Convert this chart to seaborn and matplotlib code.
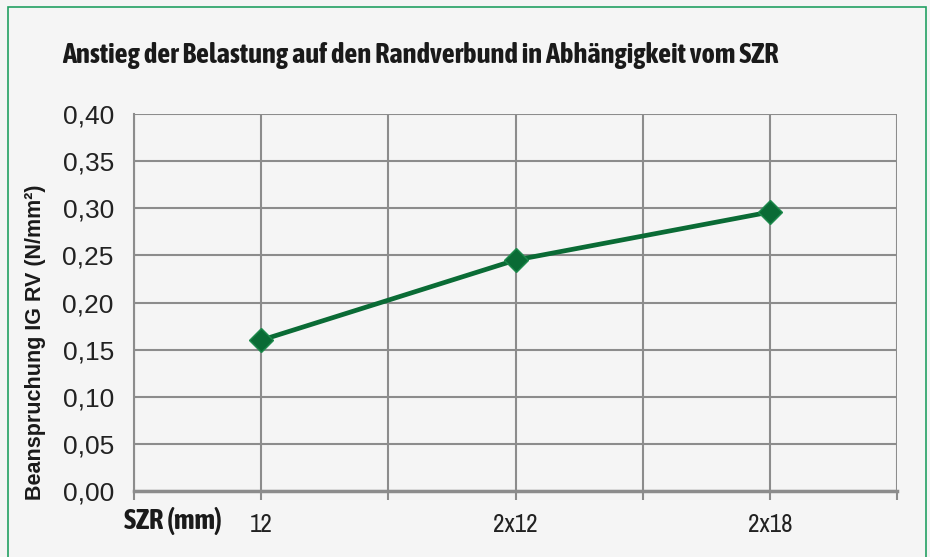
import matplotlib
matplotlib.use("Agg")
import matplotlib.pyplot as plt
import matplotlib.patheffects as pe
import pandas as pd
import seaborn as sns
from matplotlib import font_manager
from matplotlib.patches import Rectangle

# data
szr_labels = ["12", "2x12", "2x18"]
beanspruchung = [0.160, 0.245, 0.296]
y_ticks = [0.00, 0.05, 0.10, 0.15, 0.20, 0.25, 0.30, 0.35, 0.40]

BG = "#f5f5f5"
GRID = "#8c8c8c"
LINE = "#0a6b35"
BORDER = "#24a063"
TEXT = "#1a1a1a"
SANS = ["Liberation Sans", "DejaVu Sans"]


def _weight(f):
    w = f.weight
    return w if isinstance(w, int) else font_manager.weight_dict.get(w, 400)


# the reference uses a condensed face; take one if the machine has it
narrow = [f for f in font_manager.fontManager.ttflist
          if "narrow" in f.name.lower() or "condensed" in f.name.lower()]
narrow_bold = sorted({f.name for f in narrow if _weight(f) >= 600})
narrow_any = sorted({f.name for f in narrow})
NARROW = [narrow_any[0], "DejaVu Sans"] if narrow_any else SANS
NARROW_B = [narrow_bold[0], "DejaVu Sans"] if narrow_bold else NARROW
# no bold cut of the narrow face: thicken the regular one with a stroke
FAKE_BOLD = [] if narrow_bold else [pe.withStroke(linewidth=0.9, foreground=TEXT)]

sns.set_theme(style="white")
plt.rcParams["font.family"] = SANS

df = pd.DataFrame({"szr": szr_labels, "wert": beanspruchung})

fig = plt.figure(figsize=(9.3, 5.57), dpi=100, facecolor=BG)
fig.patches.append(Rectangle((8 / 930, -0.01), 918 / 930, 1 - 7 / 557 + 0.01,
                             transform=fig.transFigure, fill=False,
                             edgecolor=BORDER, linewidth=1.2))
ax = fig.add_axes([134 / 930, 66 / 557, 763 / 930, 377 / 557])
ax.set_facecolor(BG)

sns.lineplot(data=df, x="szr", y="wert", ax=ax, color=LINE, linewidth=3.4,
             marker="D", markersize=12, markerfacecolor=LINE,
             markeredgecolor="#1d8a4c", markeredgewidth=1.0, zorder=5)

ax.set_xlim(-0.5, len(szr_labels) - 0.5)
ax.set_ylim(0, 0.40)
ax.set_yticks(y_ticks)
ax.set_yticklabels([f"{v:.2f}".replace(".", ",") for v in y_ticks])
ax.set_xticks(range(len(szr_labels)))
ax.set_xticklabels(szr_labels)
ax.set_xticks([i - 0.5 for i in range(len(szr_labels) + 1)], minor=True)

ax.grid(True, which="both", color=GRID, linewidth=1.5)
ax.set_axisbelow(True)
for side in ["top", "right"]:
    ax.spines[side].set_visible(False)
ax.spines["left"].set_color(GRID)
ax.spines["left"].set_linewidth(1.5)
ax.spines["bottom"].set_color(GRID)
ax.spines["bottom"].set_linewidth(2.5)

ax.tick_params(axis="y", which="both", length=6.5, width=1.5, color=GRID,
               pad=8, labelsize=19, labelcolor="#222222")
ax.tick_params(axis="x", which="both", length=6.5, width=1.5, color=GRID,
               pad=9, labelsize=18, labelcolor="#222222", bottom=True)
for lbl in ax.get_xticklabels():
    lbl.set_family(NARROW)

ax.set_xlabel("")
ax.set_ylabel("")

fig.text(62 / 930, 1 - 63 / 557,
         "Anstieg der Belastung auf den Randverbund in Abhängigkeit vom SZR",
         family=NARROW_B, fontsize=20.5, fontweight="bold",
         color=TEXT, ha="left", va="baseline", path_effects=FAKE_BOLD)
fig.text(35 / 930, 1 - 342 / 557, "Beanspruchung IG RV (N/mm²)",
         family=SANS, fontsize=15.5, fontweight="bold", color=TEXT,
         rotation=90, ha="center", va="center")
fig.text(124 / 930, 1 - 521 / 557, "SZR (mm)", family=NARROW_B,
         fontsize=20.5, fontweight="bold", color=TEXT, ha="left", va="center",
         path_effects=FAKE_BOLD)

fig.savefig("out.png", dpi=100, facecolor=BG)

---

◆ **What is being asked**: Filter the listing for the word "matplotlib" and copy every line that holds it.

◆ **Exercise output**:
Convert this chart to seaborn and matplotlib code.
import matplotlib
matplotlib.use("Agg")
import matplotlib.pyplot as plt
import matplotlib.patheffects as pe
from matplotlib import font_manager
from matplotlib.patches import Rectangle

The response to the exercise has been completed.